To some, these stories may not seem very spectacular; others will recognize in them the reflection of the minutiae of everyday existence, including tragedy, the stuff of life. This becomes all the more authentic, as she relates some conversations in the Berlin dialect. The use of the Berlin dialect is in itself a hallmark of East Berlin, where it is still more widespread and used more generally across the social strata. This is something frequently observed by East Germans who have found that to speak the way the ordinary people speak is frowned upon the higher up the social ladder one ascends in the New Germany. And yet many persist—a small gesture of protest.

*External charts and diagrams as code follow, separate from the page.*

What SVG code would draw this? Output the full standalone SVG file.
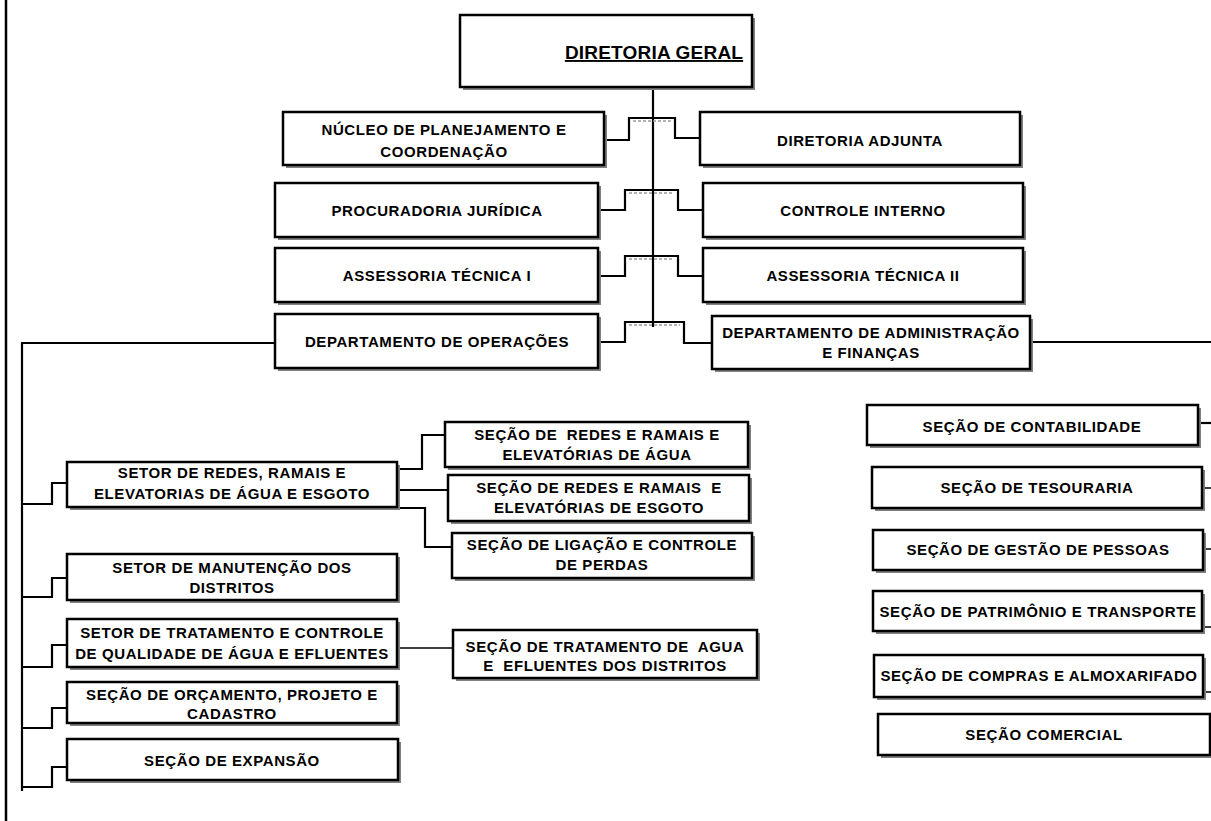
<svg xmlns="http://www.w3.org/2000/svg" width="1211" height="821" viewBox="0 0 1211 821">
<style>
.sh{fill:#808080}
.bx{fill:#fff;stroke:#000;stroke-width:2.5}
.t{font-family:"Liberation Sans",Arial,sans-serif;font-weight:bold;font-size:15px;letter-spacing:0.6px;text-anchor:middle;fill:#000;white-space:pre}
.ttl{font-family:"Liberation Sans",Arial,sans-serif;font-weight:bold;font-size:19px;letter-spacing:0.2px;text-anchor:middle;fill:#000;text-decoration:underline}
.c{fill:none;stroke:#000;stroke-width:2.2}
.cn{fill:none;stroke:#000;stroke-width:1.5}
.g{fill:none;stroke:#9a9a9a;stroke-width:1.5;stroke-dasharray:3 2}
</style>
<rect width="1211" height="821" fill="#fff"/>
<path d="M6 0V821" stroke="#000" stroke-width="2.5"/>
<g id="connectors">
<path class="c" d="M653 87V327"/>
<path class="c" d="M604 140H629V118H675V138H700"/>
<path class="c" d="M598 210H625V190H678V210H703"/>
<path class="c" d="M598 276H625V256H678V276H703"/>
<path class="c" d="M598 342H625V322H684V343H712"/>
<path class="g" d="M633 121H671M629 193H674M629 259H674M629 325H680"/>
<path class="c" d="M275 343H22V791"/>
<path class="c" d="M1030 342H1211"/>
<path class="c" d="M22 504H52V483H67"/>
<path class="c" d="M22 597H52V578H67"/>
<path class="c" d="M22 667H52V645H67"/>
<path class="c" d="M22 728H52V708H67"/>
<path class="c" d="M22 787H52V767H67"/>
<path class="c" d="M397 469H422V435H445"/>
<path class="c" d="M397 490H448"/>
<path class="c" d="M397 508H425V547H452"/>
<path class="cn" d="M397 648H453"/>
<path class="c" d="M1198 423H1211"/>
<path class="cn" d="M1202 488H1211M1203 549H1211M1202 627H1211M1203 692H1211"/>
</g>
<g id="diretoria-geral">
<rect class="sh" x="463" y="18" width="292" height="72"/>
<rect class="bx" x="460" y="15" width="292" height="72"/>
<text class="ttl" x="654" y="59">DIRETORIA GERAL</text>
</g>
<g id="nucleo">
<rect class="sh" x="286" y="115" width="321" height="53"/>
<rect class="bx" x="283" y="112" width="321" height="53"/>
<text class="t" x="444" y="135">NÚCLEO DE PLANEJAMENTO E</text>
<text class="t" x="444" y="157">COORDENAÇÃO</text>
</g>
<g id="diretoria-adjunta">
<rect class="sh" x="703" y="115" width="320" height="53"/>
<rect class="bx" x="700" y="112" width="320" height="53"/>
<text class="t" x="860" y="146">DIRETORIA ADJUNTA</text>
</g>
<g id="procuradoria">
<rect class="sh" x="278" y="186" width="323" height="54"/>
<rect class="bx" x="275" y="183" width="323" height="54"/>
<text class="t" x="437" y="216">PROCURADORIA JURÍDICA</text>
</g>
<g id="controle-interno">
<rect class="sh" x="706" y="186" width="320" height="54"/>
<rect class="bx" x="703" y="183" width="320" height="54"/>
<text class="t" x="863" y="216">CONTROLE INTERNO</text>
</g>
<g id="assessoria-1">
<rect class="sh" x="278" y="251" width="323" height="54"/>
<rect class="bx" x="275" y="248" width="323" height="54"/>
<text class="t" x="437" y="281">ASSESSORIA TÉCNICA I</text>
</g>
<g id="assessoria-2">
<rect class="sh" x="706" y="251" width="320" height="54"/>
<rect class="bx" x="703" y="248" width="320" height="54"/>
<text class="t" x="863" y="281">ASSESSORIA TÉCNICA II</text>
</g>
<g id="dep-operacoes">
<rect class="sh" x="278" y="317" width="323" height="54"/>
<rect class="bx" x="275" y="314" width="323" height="54"/>
<text class="t" x="437" y="347">DEPARTAMENTO DE OPERAÇÕES</text>
</g>
<g id="dep-adm">
<rect class="sh" x="715" y="319" width="318" height="53"/>
<rect class="bx" x="712" y="316" width="318" height="53"/>
<text class="t" x="871" y="338">DEPARTAMENTO DE ADMINISTRAÇÃO</text>
<text class="t" x="871" y="358">E FINANÇAS</text>
</g>
<g id="setor-redes">
<rect class="sh" x="70" y="465" width="330" height="45"/>
<rect class="bx" x="67" y="462" width="330" height="45"/>
<text class="t" x="232" y="478">SETOR DE REDES, RAMAIS E</text>
<text class="t" x="232" y="499">ELEVATORIAS DE ÁGUA E ESGOTO</text>
</g>
<g id="secao-redes-agua">
<rect class="sh" x="448" y="425" width="303" height="45"/>
<rect class="bx" x="445" y="422" width="303" height="45"/>
<text class="t" x="597" y="440">SEÇÃO DE  REDES E RAMAIS E</text>
<text class="t" x="597" y="460">ELEVATÓRIAS DE ÁGUA</text>
</g>
<g id="secao-redes-esgoto">
<rect class="sh" x="451" y="478" width="301" height="46"/>
<rect class="bx" x="448" y="475" width="301" height="46"/>
<text class="t" x="599" y="493">SEÇÃO DE REDES E RAMAIS  E</text>
<text class="t" x="599" y="513">ELEVATÓRIAS DE ESGOTO</text>
</g>
<g id="secao-ligacao">
<rect class="sh" x="455" y="536" width="300" height="45"/>
<rect class="bx" x="452" y="533" width="300" height="45"/>
<text class="t" x="602" y="550">SEÇÃO DE LIGAÇÃO E CONTROLE</text>
<text class="t" x="602" y="570">DE PERDAS</text>
</g>
<g id="setor-manutencao">
<rect class="sh" x="70" y="557" width="330" height="46"/>
<rect class="bx" x="67" y="554" width="330" height="46"/>
<text class="t" x="232" y="573">SETOR DE MANUTENÇÃO DOS</text>
<text class="t" x="232" y="593">DISTRITOS</text>
</g>
<g id="setor-tratamento">
<rect class="sh" x="70" y="622" width="330" height="48"/>
<rect class="bx" x="67" y="619" width="330" height="48"/>
<text class="t" x="232" y="638">SETOR DE TRATAMENTO E CONTROLE</text>
<text class="t" x="232" y="659">DE QUALIDADE DE ÁGUA E EFLUENTES</text>
</g>
<g id="secao-tratamento">
<rect class="sh" x="456" y="633" width="304" height="48"/>
<rect class="bx" x="453" y="630" width="304" height="48"/>
<text class="t" x="605" y="652">SEÇÃO DE TRATAMENTO DE  AGUA</text>
<text class="t" x="605" y="671">E  EFLUENTES DOS DISTRITOS</text>
</g>
<g id="secao-orcamento">
<rect class="sh" x="70" y="685" width="330" height="41"/>
<rect class="bx" x="67" y="682" width="330" height="41"/>
<text class="t" x="232" y="700">SEÇÃO DE ORÇAMENTO, PROJETO E</text>
<text class="t" x="232" y="719">CADASTRO</text>
</g>
<g id="secao-expansao">
<rect class="sh" x="70" y="742" width="331" height="41"/>
<rect class="bx" x="67" y="739" width="331" height="41"/>
<text class="t" x="232" y="766">SEÇÃO DE EXPANSÃO</text>
</g>
<g id="secao-contabilidade">
<rect class="sh" x="870" y="408" width="331" height="40"/>
<rect class="bx" x="867" y="405" width="331" height="40"/>
<text class="t" x="1032" y="432">SEÇÃO DE CONTABILIDADE</text>
</g>
<g id="secao-tesouraria">
<rect class="sh" x="875" y="470" width="330" height="41"/>
<rect class="bx" x="872" y="467" width="330" height="41"/>
<text class="t" x="1037" y="493">SEÇÃO DE TESOURARIA</text>
</g>
<g id="secao-gestao">
<rect class="sh" x="876" y="533" width="330" height="40"/>
<rect class="bx" x="873" y="530" width="330" height="40"/>
<text class="t" x="1038" y="555">SEÇÃO DE GESTÃO DE PESSOAS</text>
</g>
<g id="secao-patrimonio">
<rect class="sh" x="876" y="594" width="329" height="40"/>
<rect class="bx" x="873" y="591" width="329" height="40"/>
<text class="t" x="1038" y="617">SEÇÃO DE PATRIMÔNIO E TRANSPORTE</text>
</g>
<g id="secao-compras">
<rect class="sh" x="877" y="658" width="329" height="42"/>
<rect class="bx" x="874" y="655" width="329" height="42"/>
<text class="t" x="1039" y="681">SEÇÃO DE COMPRAS E ALMOXARIFADO</text>
</g>
<g id="secao-comercial">
<rect class="sh" x="881" y="717" width="332" height="41"/>
<rect class="bx" x="878" y="714" width="332" height="41"/>
<text class="t" x="1044" y="740">SEÇÃO COMERCIAL</text>
</g>
</svg>
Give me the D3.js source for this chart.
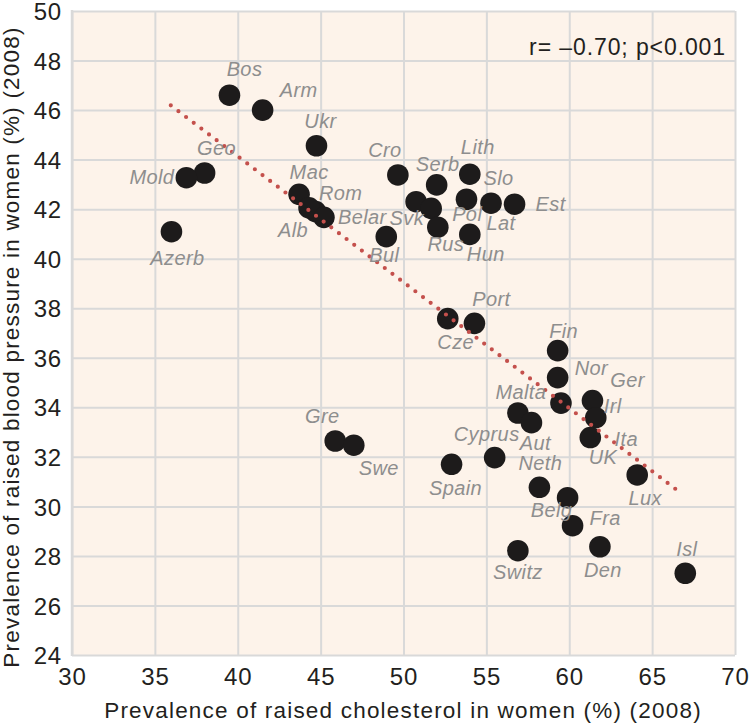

Oskamp writes with understanding and compassion, preserving and enacting the sense of solidarity and community that was a feature of GDR society. The characters in the book all support each other through life and through the difficulties of growing older and old. Their recognition of commonality supersedes any sense of superiority of status or money. Partly memoir and partly collective history, each person’s story, beginning with their feet, is individual and related with respect, frequently communicating the client’s sense of humor. Taken as a whole, the individual portraits depict a community of equals. Herein lies a specifically East German collective memory.
So perhaps it should not be so surprising at all that a German public library, catering as such libraries frequently do, to the not-so-well-to-do readers, chose Marzahn Mon Amour as their nomination for the International Dublin Literary Award. And once you’ve read the book, you won’t be surprised that it won the prize.